Press ReleaseJan | 19 | 2024
A newly characterized form of tau may be involved in initiating Alzheimer’s disease
Key Takeaways
- In studies of the brains of patients with Alzheimer’s disease, researchers found a soluble form of tau that is not present in classic tau aggregates but has the same toxic properties.
- This suggests that the soluble tau may be an earlier step in the process that ultimately leads to neurodegeneration.
- More research is needed to understand this form of tau and explore new strategies to block it.
BOSTON – The tau protein accumulates in abnormal shapes in the brains of individuals with Alzheimer’s disease (AD), but the early steps of tau misfolding and aggregation are unknown.
A team led by investigators at Massachusetts General Hospital (MGH) and Boston Children’s Hospital, recently used advanced proteomics methods to identify a new soluble form of tau that may be involved in these initiating steps.
In their work, which is published in the journal Brain, senior authors Bradley T. Hyman, MD, PhD, and Judith A. Steen, PhD, and their colleagues used methods including mass spectroscopy to evaluate various forms of tau present in brain tissue samples from AD patients, compared with samples from healthy controls.
Mass spectroscopy measures the mass-to-charge ratio of molecules in a sample to determine their structure and chemical properties.
The experiments revealed that in the brains of AD patients, a soluble form of tau is not present in the classical tau aggregates but has many of the same toxic properties.
Characterization of this form of tau by mass spectroscopy by first author Mukesh Kumar, PhD in Steen’s lab at Boston Children’s FM Kirby Neurobiology Center showed that it is similar to, but seemingly a forme fruste of, the insoluble tau that is found in Alzheimer’s disease aggregates at a molecular level.
In medicine, forme fruste (a French term meaning “a crude or unfinished form”) is an atypical or attenuated manifestation of a clinical condition.
“This suggests that the soluble tau may be an earlier step in the process that ultimately leads to neurodegeneration, providing new information about potentially how to target that species,” say Hyman and Steen.
“We hope to gain additional understanding of the conformation of the aqueous form of tau that has pathological properties in order to uncover its mechanisms of action, and to design agents that can block it.”
Additional authors include Noé Quittot, Simon Dujardin,Christoph N. Schlaffner, Arthur Viode, Anne Wiedmer, Pieter Beerepoot, Joshua E. Chun, Calina Glynn, Analiese R. Fernandes, and Cameron Donahue. .

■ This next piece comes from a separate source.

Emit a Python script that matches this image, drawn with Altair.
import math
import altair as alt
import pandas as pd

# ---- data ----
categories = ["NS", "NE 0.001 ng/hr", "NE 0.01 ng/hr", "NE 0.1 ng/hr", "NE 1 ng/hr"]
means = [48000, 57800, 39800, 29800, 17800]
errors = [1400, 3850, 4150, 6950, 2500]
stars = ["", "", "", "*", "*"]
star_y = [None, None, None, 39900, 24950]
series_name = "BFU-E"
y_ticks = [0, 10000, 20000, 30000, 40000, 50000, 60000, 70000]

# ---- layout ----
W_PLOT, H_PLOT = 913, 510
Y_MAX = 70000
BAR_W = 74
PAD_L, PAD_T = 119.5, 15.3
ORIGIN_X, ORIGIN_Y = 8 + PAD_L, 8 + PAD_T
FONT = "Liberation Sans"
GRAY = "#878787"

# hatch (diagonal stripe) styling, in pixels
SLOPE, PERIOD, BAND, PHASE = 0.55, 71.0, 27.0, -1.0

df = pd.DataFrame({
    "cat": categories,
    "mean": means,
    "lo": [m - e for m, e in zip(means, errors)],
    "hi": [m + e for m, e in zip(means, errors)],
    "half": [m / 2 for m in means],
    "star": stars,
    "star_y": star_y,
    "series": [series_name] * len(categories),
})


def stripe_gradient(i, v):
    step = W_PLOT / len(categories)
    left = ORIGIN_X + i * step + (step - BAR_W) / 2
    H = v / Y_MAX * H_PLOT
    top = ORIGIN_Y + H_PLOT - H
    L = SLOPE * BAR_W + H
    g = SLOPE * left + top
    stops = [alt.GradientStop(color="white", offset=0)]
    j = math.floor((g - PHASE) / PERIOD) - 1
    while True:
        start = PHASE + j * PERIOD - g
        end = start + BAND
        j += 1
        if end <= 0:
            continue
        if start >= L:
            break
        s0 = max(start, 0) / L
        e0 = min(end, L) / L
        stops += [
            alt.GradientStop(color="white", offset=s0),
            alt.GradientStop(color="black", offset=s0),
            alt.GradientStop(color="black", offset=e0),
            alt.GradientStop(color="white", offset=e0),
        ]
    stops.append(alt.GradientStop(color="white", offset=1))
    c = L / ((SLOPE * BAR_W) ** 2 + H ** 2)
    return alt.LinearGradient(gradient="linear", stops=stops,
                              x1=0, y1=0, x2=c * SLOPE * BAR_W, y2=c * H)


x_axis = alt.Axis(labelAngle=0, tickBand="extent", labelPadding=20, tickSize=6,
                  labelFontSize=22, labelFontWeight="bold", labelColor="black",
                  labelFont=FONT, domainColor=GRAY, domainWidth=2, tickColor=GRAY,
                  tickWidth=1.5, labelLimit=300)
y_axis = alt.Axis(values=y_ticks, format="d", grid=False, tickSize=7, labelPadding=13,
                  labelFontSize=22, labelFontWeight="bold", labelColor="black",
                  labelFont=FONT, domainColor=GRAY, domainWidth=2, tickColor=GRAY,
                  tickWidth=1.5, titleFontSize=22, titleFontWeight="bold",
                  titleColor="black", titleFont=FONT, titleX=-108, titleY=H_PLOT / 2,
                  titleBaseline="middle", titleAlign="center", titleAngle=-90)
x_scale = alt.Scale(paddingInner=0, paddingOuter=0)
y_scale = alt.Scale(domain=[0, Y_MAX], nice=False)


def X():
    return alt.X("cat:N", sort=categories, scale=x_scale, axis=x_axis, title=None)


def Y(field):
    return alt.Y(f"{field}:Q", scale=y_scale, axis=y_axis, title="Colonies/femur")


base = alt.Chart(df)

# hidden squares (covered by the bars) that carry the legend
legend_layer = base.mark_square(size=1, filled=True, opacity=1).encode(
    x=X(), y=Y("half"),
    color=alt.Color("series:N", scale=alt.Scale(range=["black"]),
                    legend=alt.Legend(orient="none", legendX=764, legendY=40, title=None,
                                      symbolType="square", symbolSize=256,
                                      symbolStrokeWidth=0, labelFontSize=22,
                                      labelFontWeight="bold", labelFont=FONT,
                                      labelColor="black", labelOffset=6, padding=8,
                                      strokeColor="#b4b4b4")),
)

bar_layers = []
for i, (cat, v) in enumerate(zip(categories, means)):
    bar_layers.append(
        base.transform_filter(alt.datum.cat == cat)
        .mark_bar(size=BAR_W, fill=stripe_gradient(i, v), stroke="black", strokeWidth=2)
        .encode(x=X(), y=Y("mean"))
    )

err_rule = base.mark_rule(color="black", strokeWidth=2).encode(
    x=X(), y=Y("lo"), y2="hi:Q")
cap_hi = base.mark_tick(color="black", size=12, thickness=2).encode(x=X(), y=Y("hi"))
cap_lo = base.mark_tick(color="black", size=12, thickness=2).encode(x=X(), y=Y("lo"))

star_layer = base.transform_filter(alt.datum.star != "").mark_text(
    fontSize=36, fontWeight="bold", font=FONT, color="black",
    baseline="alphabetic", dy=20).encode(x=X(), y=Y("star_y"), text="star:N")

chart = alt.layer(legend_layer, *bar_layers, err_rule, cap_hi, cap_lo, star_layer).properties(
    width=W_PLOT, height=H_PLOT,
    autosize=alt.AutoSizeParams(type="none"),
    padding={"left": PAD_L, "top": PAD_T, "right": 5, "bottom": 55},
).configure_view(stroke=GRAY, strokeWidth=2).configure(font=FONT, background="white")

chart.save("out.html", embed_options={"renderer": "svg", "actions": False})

This work was supported by the Tau Consortium of Rainwater Charitable Foundation, the National Institutes of Health, the Alzheimer’s Association, and the Martin L. and Sylvia Seevak Hoffman Fellowship for Alzheimer’s Research.
About the Massachusetts General Hospital
Massachusetts General Hospital, founded in 1811, is the original and largest teaching hospital of Harvard Medical School. The Mass General Research Institute conducts the largest hospital-based research program in the nation, with annual research operations of more than $1 billion and comprises more than 9,500 researchers working across more than 30 institutes, centers and departments. In July 2022, Mass General was named #8 in the U.S. News & World Report list of "America’s Best Hospitals." MGH is a founding member of the Mass General Brigham healthcare system.